The company has been making some inroads with connected cars — for example a deal cut with Ford earlier this year to integrate and stream Spotify music on Ford’s SYNC in-car system. And Spotify has been appearing on connected TVs from the likes of LG and Sony.
Challenges
Car and connected device integrations also fall under the remit of de Mul (who himself worked for Philips before joining Spotify three years ago), and the landscape that he sees ultimately has all of them working in complete synchronicity. There remain some big challenges, however.
The first is whether consumers are interested enough in something like Spotify Connect to pay for the premium app to get it if they don’t have Premium service already. So far, there are no plans to take services like Spotify Connect out from behind the paywall. But that’s not to say it won’t ever happen. “We’re always evaluating putting more services into the free tier,” de Mul noted. “There is always a balancing between what we do for free and what for premium. In the U.S. we already have radio for free on mobile, so we’re trying to have those discussions. You will see more features moving to free.”

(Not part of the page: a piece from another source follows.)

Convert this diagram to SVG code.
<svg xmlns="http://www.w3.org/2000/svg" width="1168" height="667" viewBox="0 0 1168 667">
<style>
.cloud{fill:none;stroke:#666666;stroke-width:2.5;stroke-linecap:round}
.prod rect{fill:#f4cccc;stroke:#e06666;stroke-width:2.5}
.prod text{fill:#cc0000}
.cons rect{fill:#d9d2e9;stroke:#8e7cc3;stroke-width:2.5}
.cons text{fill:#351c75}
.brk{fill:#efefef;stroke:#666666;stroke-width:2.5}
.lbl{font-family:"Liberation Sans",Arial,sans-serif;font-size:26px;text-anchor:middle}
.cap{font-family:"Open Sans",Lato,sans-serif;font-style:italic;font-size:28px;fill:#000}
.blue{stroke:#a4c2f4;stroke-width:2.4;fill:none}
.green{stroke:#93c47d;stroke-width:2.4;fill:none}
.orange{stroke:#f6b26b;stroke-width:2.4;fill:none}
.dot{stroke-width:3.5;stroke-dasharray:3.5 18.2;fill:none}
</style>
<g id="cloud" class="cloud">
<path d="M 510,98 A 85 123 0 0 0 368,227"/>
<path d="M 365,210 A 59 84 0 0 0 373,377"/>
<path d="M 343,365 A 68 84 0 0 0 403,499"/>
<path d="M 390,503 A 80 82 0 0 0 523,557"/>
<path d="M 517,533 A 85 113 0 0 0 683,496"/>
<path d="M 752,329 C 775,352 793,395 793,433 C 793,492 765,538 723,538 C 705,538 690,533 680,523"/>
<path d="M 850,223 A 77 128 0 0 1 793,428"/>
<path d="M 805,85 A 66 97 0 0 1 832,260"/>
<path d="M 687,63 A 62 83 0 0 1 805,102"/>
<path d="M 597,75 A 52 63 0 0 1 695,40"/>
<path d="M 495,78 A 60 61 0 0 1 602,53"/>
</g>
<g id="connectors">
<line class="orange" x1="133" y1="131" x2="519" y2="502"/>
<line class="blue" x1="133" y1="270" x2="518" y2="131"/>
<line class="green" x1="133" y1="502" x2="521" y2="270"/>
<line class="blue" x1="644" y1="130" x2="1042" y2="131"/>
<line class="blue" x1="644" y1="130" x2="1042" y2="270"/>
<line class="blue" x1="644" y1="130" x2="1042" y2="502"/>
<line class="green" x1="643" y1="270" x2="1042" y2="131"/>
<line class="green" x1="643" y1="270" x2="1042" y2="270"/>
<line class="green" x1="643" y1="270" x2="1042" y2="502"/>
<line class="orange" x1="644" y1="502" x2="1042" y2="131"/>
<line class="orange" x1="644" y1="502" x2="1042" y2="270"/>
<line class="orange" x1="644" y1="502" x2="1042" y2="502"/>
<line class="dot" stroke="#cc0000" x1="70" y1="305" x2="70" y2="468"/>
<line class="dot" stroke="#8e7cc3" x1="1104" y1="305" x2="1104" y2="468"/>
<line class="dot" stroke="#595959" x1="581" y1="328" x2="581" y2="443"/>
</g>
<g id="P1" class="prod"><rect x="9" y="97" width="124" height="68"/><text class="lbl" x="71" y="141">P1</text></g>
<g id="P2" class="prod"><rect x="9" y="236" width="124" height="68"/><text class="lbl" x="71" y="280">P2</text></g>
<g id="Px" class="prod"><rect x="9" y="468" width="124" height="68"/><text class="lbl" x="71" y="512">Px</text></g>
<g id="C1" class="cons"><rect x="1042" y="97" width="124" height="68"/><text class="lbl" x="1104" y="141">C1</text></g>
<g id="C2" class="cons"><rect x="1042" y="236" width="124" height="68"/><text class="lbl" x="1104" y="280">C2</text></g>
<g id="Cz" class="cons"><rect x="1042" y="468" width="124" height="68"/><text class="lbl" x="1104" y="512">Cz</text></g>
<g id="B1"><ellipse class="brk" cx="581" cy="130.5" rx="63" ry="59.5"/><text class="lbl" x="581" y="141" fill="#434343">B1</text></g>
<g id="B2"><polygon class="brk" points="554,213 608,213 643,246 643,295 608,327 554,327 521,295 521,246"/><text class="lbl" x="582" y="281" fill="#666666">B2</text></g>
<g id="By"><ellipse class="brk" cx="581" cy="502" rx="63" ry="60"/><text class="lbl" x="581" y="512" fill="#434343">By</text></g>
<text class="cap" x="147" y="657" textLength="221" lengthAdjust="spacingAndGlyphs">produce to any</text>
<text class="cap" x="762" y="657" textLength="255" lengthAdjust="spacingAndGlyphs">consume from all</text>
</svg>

The second is whether consumers will be willing to make the investment in devices that will work with Spotify Connect. If Spotify and its investors have the patience, it may also just take time for users to make the leap to buy compatible stereo equipment, since, so far, things like speakers and amplifiers haven’t proven to have the same kind of purchase cycle as a computer or laptop.
The third is whether Spotify will extend this service beyond Wi-Fi and into cellular networks, so that even when Wi-Fi is not present the service could still work — such as in a car. “We are talking to everyone, including carriers,” de Mul said. “Everyone is playing every card.”